Larger PLD's of both the SOP and LUT type generally group the smaller LEs into larger functional units herein referred to as logic array blocks (LABs). The LABs can contain within them a local LAB interconnect that allows signals in one LE to be selectively connected to signals in a different LE in the same LAB and that transmits signals from the global interconnect to the inputs of the individual LEs. The LABs may be connected to one another and to input and output circuits by means of the global interconnect,
While such devices have met with substantial success, such devices also meet with certain limitations.
For example, larger PLDs are generally provided with a large number of external input/output pins for transmitting signals off-chip, but the interconnect structure of such PLDs is such that a particular LE on the chip has direct access to a very limited number of I/O pins. A typical PLD may have as many as two hundred to four hundred or more I/O pins. Such devices are also provided with an intricate global interconnect structure for allowing individual functional elements on the PLD to communicate signals with all other elements on the PLD. For reasons of conserving chip area, this global interconnect structure is connected to the external pins in a limited way such that a particular LE on the chip has direct access to a very limited number of I/O pins. If a signal from a LE must be transmitted to an I/O pin to which that LE does not have direct access, the signal must be routed through an additional LE that has direct access to that I/O pin.

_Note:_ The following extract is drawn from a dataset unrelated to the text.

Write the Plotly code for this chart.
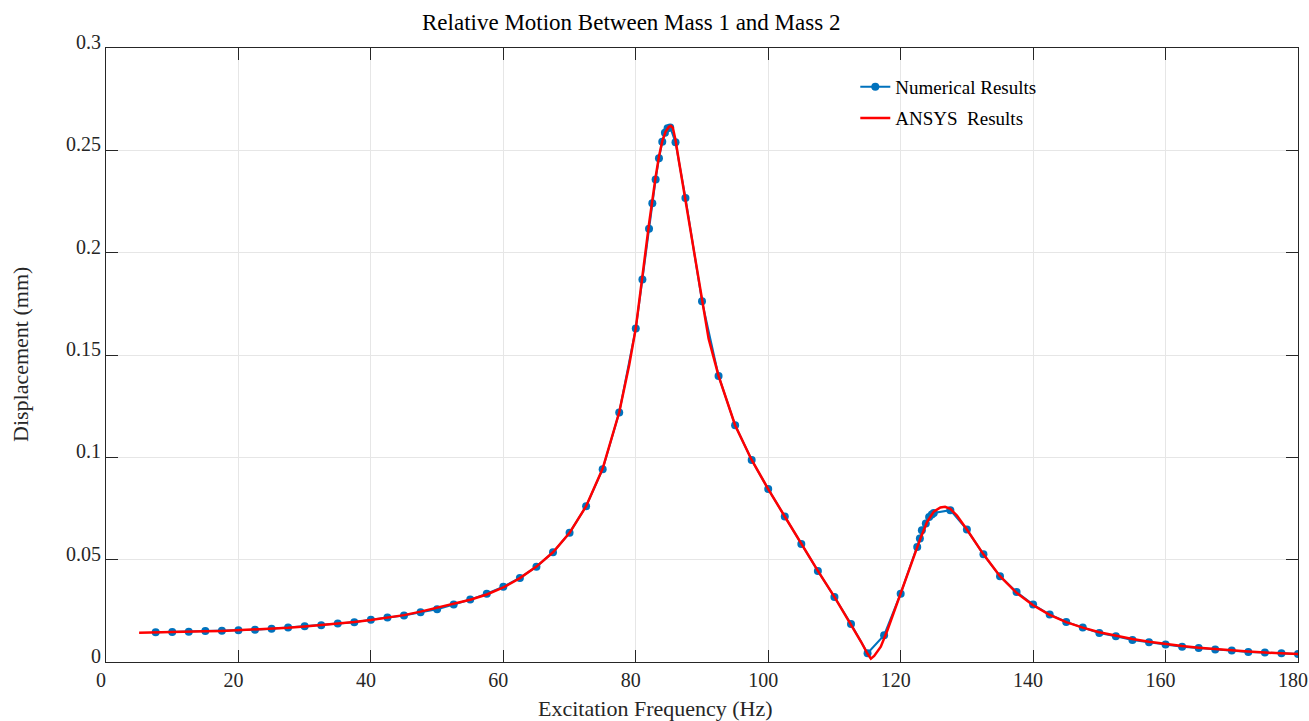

This can create problems in PLD reprogrammability and modifiability of certain logic designs. For example, if a minor modification in an application requires that a logic signal be routed to a different I/O pin, ideally the PLD should be easily reprogrammable to accommodate this modification. However, with the limitations of some prior art PLDs, rerouting a logic signal to a different I/O pin could require use of additional LEs. If these LEs were unavailable because they were being used in other parts of the design, modification of the chip to reroute the output signal might be impossible.
From the above it is seen that an improved programmable logic device is desired.